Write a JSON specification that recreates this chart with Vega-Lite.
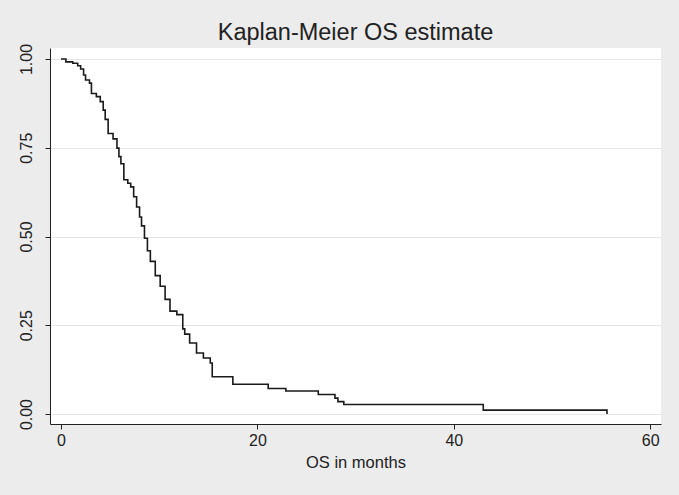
{
  "$schema": "https://vega.github.io/schema/vega-lite/v6.json",
  "width": 611,
  "height": 376,
  "autosize": {"type": "none"},
  "padding": {"left": 50, "top": 48, "right": 18, "bottom": 71},
  "background": "#ececec",
  "config": {
    "view": {"fill": "white", "stroke": null},
    "font": "Liberation Sans"
  },
  "title": {
    "text": "Kaplan-Meier OS estimate",
    "fontSize": 23.5,
    "fontWeight": "normal",
    "color": "#222222",
    "font": "Liberation Sans",
    "offset": -1,
    "anchor": "middle"
  },
  "data": {
    "values": [
      {"t": 0, "s": 1.0},
      {"t": 0.5, "s": 0.992},
      {"t": 1.2, "s": 0.988},
      {"t": 1.7, "s": 0.981},
      {"t": 2.0, "s": 0.972},
      {"t": 2.3, "s": 0.955},
      {"t": 2.5, "s": 0.941},
      {"t": 2.9, "s": 0.932},
      {"t": 3.1, "s": 0.903},
      {"t": 3.6, "s": 0.894},
      {"t": 4.0, "s": 0.880},
      {"t": 4.3, "s": 0.856},
      {"t": 4.5, "s": 0.830},
      {"t": 4.8, "s": 0.790},
      {"t": 5.3, "s": 0.775},
      {"t": 5.7, "s": 0.749},
      {"t": 5.9, "s": 0.725},
      {"t": 6.1, "s": 0.705},
      {"t": 6.4, "s": 0.660},
      {"t": 6.8, "s": 0.650},
      {"t": 7.1, "s": 0.640},
      {"t": 7.4, "s": 0.612},
      {"t": 7.7, "s": 0.583},
      {"t": 8.0, "s": 0.555},
      {"t": 8.2, "s": 0.530},
      {"t": 8.5, "s": 0.495},
      {"t": 8.8, "s": 0.460},
      {"t": 9.1, "s": 0.430},
      {"t": 9.6, "s": 0.390},
      {"t": 10.1, "s": 0.360},
      {"t": 10.6, "s": 0.323},
      {"t": 11.1, "s": 0.290},
      {"t": 11.8, "s": 0.280},
      {"t": 12.4, "s": 0.240},
      {"t": 12.6, "s": 0.225},
      {"t": 13.1, "s": 0.200},
      {"t": 13.8, "s": 0.172},
      {"t": 14.5, "s": 0.158},
      {"t": 15.2, "s": 0.144},
      {"t": 15.4, "s": 0.105},
      {"t": 17.5, "s": 0.084},
      {"t": 21.1, "s": 0.072},
      {"t": 22.9, "s": 0.065},
      {"t": 26.2, "s": 0.055},
      {"t": 27.9, "s": 0.045},
      {"t": 28.2, "s": 0.035},
      {"t": 28.8, "s": 0.027},
      {"t": 43.0, "s": 0.011},
      {"t": 55.6, "s": 0.0}
    ]
  },
  "mark": {"type": "line", "interpolate": "step-after", "color": "#1a1a1a", "strokeWidth": 1.6},
  "encoding": {
    "x": {
      "field": "t",
      "type": "quantitative",
      "scale": {"domain": [-1.12, 61.1], "nice": false, "zero": false},
      "axis": {
        "title": "OS in months",
        "values": [0, 20, 40, 60],
        "grid": false,
        "domainColor": "#222222",
        "tickColor": "#222222",
        "tickSize": 5,
        "labelFontSize": 16,
        "labelColor": "#222222",
        "labelPadding": 3,
        "labelFont": "Liberation Sans",
        "titleFont": "Liberation Sans",
        "titleFontSize": 16.5,
        "titleFontWeight": "normal",
        "titleColor": "#222222",
        "titlePadding": 6
      }
    },
    "y": {
      "field": "s",
      "type": "quantitative",
      "scale": {"domain": [-0.028, 1.031], "nice": false, "zero": false},
      "axis": {
        "title": null,
        "values": [0, 0.25, 0.5, 0.75, 1],
        "format": ".2f",
        "grid": true,
        "gridColor": "#e6e6e6",
        "gridWidth": 1,
        "domainColor": "#222222",
        "tickColor": "#222222",
        "tickSize": 5,
        "labelFontSize": 16,
        "labelColor": "#222222",
        "labelAngle": -90,
        "labelAlign": "center",
        "labelBaseline": "bottom",
        "labelPadding": 11,
        "labelFont": "Liberation Sans"
      }
    }
  }
}
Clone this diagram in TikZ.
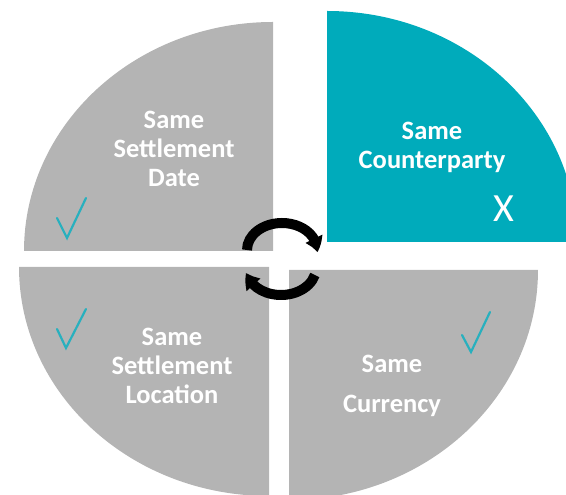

------------

### OBJECTIVE:
Reproduce the material above in full, exactly, with no images.

### ANSWER TO THIS PROBLEM:
Write a JSON specification that recreates this chart with Vega-Lite.
{
  "$schema": "https://vega.github.io/schema/vega-lite/v6.json",
  "width": 611,
  "height": 376,
  "autosize": {"type": "none"},
  "padding": {"left": 50, "top": 48, "right": 18, "bottom": 71},
  "background": "#ececec",
  "config": {
    "view": {"fill": "white", "stroke": null},
    "font": "Liberation Sans"
  },
  "title": {
    "text": "Kaplan-Meier OS estimate",
    "fontSize": 23.5,
    "fontWeight": "normal",
    "color": "#222222",
    "font": "Liberation Sans",
    "offset": -1,
    "anchor": "middle"
  },
  "data": {
    "values": [
      {"t": 0, "s": 1.0},
      {"t": 0.5, "s": 0.992},
      {"t": 1.2, "s": 0.988},
      {"t": 1.7, "s": 0.981},
      {"t": 2.0, "s": 0.972},
      {"t": 2.3, "s": 0.955},
      {"t": 2.5, "s": 0.941},
      {"t": 2.9, "s": 0.932},
      {"t": 3.1, "s": 0.903},
      {"t": 3.6, "s": 0.894},
      {"t": 4.0, "s": 0.880},
      {"t": 4.3, "s": 0.856},
      {"t": 4.5, "s": 0.830},
      {"t": 4.8, "s": 0.790},
      {"t": 5.3, "s": 0.775},
      {"t": 5.7, "s": 0.749},
      {"t": 5.9, "s": 0.725},
      {"t": 6.1, "s": 0.705},
      {"t": 6.4, "s": 0.660},
      {"t": 6.8, "s": 0.650},
      {"t": 7.1, "s": 0.640},
      {"t": 7.4, "s": 0.612},
      {"t": 7.7, "s": 0.583},
      {"t": 8.0, "s": 0.555},
      {"t": 8.2, "s": 0.530},
      {"t": 8.5, "s": 0.495},
      {"t": 8.8, "s": 0.460},
      {"t": 9.1, "s": 0.430},
      {"t": 9.6, "s": 0.390},
      {"t": 10.1, "s": 0.360},
      {"t": 10.6, "s": 0.323},
      {"t": 11.1, "s": 0.290},
      {"t": 11.8, "s": 0.280},
      {"t": 12.4, "s": 0.240},
      {"t": 12.6, "s": 0.225},
      {"t": 13.1, "s": 0.200},
      {"t": 13.8, "s": 0.172},
      {"t": 14.5, "s": 0.158},
      {"t": 15.2, "s": 0.144},
      {"t": 15.4, "s": 0.105},
      {"t": 17.5, "s": 0.084},
      {"t": 21.1, "s": 0.072},
      {"t": 22.9, "s": 0.065},
      {"t": 26.2, "s": 0.055},
      {"t": 27.9, "s": 0.045},
      {"t": 28.2, "s": 0.035},
      {"t": 28.8, "s": 0.027},
      {"t": 43.0, "s": 0.011},
      {"t": 55.6, "s": 0.0}
    ]
  },
  "mark": {"type": "line", "interpolate": "step-after", "color": "#1a1a1a", "strokeWidth": 1.6},
  "encoding": {
    "x": {
      "field": "t",
      "type": "quantitative",
      "scale": {"domain": [-1.12, 61.1], "nice": false, "zero": false},
      "axis": {
        "title": "OS in months",
        "values": [0, 20, 40, 60],
        "grid": false,
        "domainColor": "#222222",
        "tickColor": "#222222",
        "tickSize": 5,
        "labelFontSize": 16,
        "labelColor": "#222222",
        "labelPadding": 3,
        "labelFont": "Liberation Sans",
        "titleFont": "Liberation Sans",
        "titleFontSize": 16.5,
        "titleFontWeight": "normal",
        "titleColor": "#222222",
        "titlePadding": 6
      }
    },
    "y": {
      "field": "s",
      "type": "quantitative",
      "scale": {"domain": [-0.028, 1.031], "nice": false, "zero": false},
      "axis": {
        "title": null,
        "values": [0, 0.25, 0.5, 0.75, 1],
        "format": ".2f",
        "grid": true,
        "gridColor": "#e6e6e6",
        "gridWidth": 1,
        "domainColor": "#222222",
        "tickColor": "#222222",
        "tickSize": 5,
        "labelFontSize": 16,
        "labelColor": "#222222",
        "labelAngle": -90,
        "labelAlign": "center",
        "labelBaseline": "bottom",
        "labelPadding": 11,
        "labelFont": "Liberation Sans"
      }
    }
  }
}
Clone this diagram in TikZ.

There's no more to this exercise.